1 ½ cups old-fashioned rolled oats

1 ¼ cups all-purpose flour

1 teaspoon baking soda

½ teaspoon salt

1 ½ teaspoons pumpkin pie spice

½ teaspoon ground cinnamon

½ cup unsalted butter, softened

¾ cup brown sugar, packed

¼ cup granulated sugar

½ cup pumpkin puree (not pumpkin pie filling)

1 large egg

1 teaspoon vanilla extract

½ cup chocolate chips or raisins (optional)

½ cup chopped pecans or walnuts (optional)


Instructions

Prepare the Dough:

 

Preheat oven to 350°F (175°C).

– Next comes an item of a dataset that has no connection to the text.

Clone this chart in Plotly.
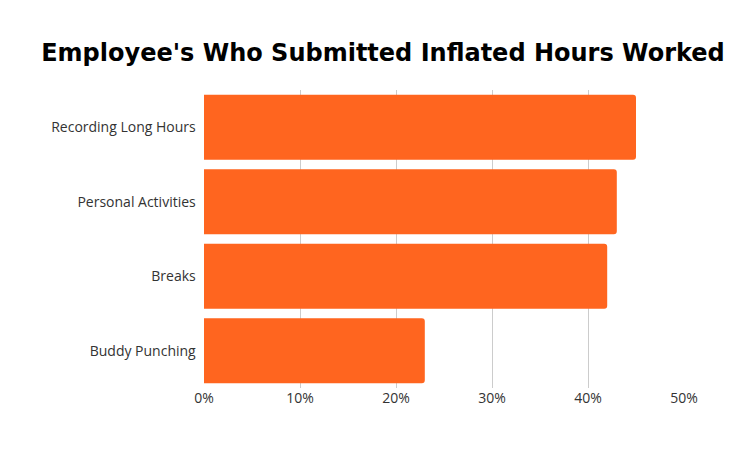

Line a baking sheet with parchment paper.

In a medium bowl, whisk together oats, flour, baking soda, salt, pumpkin pie spice, and cinnamon.

In a large bowl, beat butter, brown sugar, and granulated sugar until creamy.

Mix in pumpkin puree, egg, and vanilla extract until fully combined.

Gradually add the dry ingredients to the wet ingredients, stirring until just combined.

Fold in chocolate chips, raisins, or nuts if using.

Bake the Cookies:

7. Drop tablespoon-sized portions of dough onto the prepared baking sheet, spacing them about 2 inches apart.

8. Bake for 12-14 minutes, or until the edges are golden brown.

9. Let the cookies cool on the baking sheet for 5 minutes, then transfer them to a wire rack to cool completely.

 

Serve:

10. Enjoy warm or store in an airtight container for up to a week.